Las dos anécdotas a las que me he referido
son: La primera fue la vez que lo llevé
a una casa de campo, en una vereda de Santa Elena (oriente de Antioquia) en donde vivía una pareja que cuento en la primera fila de mis amistades.
Al llegar, inmediatamente Troilo bajó del carro y se enfrentó a un labrador de
alta talla y no menos de sesenta kilos de peso. Le enseñó sus dientes en actitud
belicosa; Zeus, el labrador y jefe de la manada de perros y gatos de la casa, acabó por atacar con un mordisco que enardeció aún más a Troilo. En un momento
los otros caninos se sintieron atraídos al lugar de la pelea. El caso es que
después de que todos intentamos apaciguarlos inútilmente y durante casi una
hora, al no obtener ningún resultado positivo, optamos porque yo regresara a
Medellín, lo cual hice y allí me quedé para no dejarlos a Troilo y Charlie
solos en la noche y hasta hoy no puedo columbrar que fue lo que movió a Troilo a adoptar un comportamiento agresivo con Zeus.
La segunda
anécdota se resume en poquísimas frases. Me encontraba yo con Troilo en la
Librería de libros leídos Palinuro, a la que había acudido para que un gran
amigo, Rodrigo Bustamente, a quien todos llamamos Klauss, lo conociera y habiéndoseme
ocurrido pasar a un local situado al frente de la librería para comprar una
agenda, dejé a Troilo con Klauss.

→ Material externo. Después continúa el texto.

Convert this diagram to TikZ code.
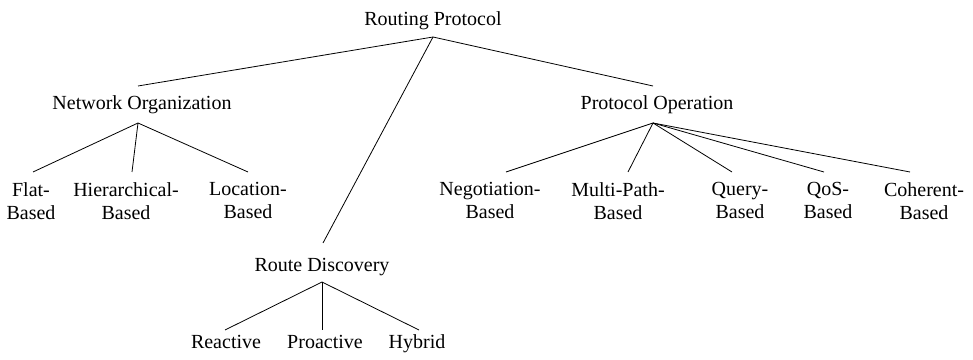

Diligencié mi asunto en un par de minutos. De
regreso en Palinuro Klauss me dijo, entre asombrado y muerto de la risa:
-Hernán, vos que salís y el perro se echó a
ladrar como si lo estuvieran matando. Un perro que te quiera tanto como este no lo
encontrarías por más que lo buscaras.
Troilo estuvo
viviendo conmigo y con Charlie unos dos años y medio. Su muerte fue triste: al observar que durante dos días no había tocado
el cuido, lo lleve a la veterinaria, en donde le detectaron un cáncer que le
había invadido encías, paladar y garganta. Quiero recalcar que Troilo nunca se
quejó, hubo que proceder a la eutanasia y yo, que había perdido el hábito de
las lágrimas o mejor la capacidad de llorar, sentí que cuando el veterinario me
comunicó que ya todo había acabado se me encharcaron los ojos y me sentí
embargado por las emociones dolorosas que a veces provocan las lágrimas.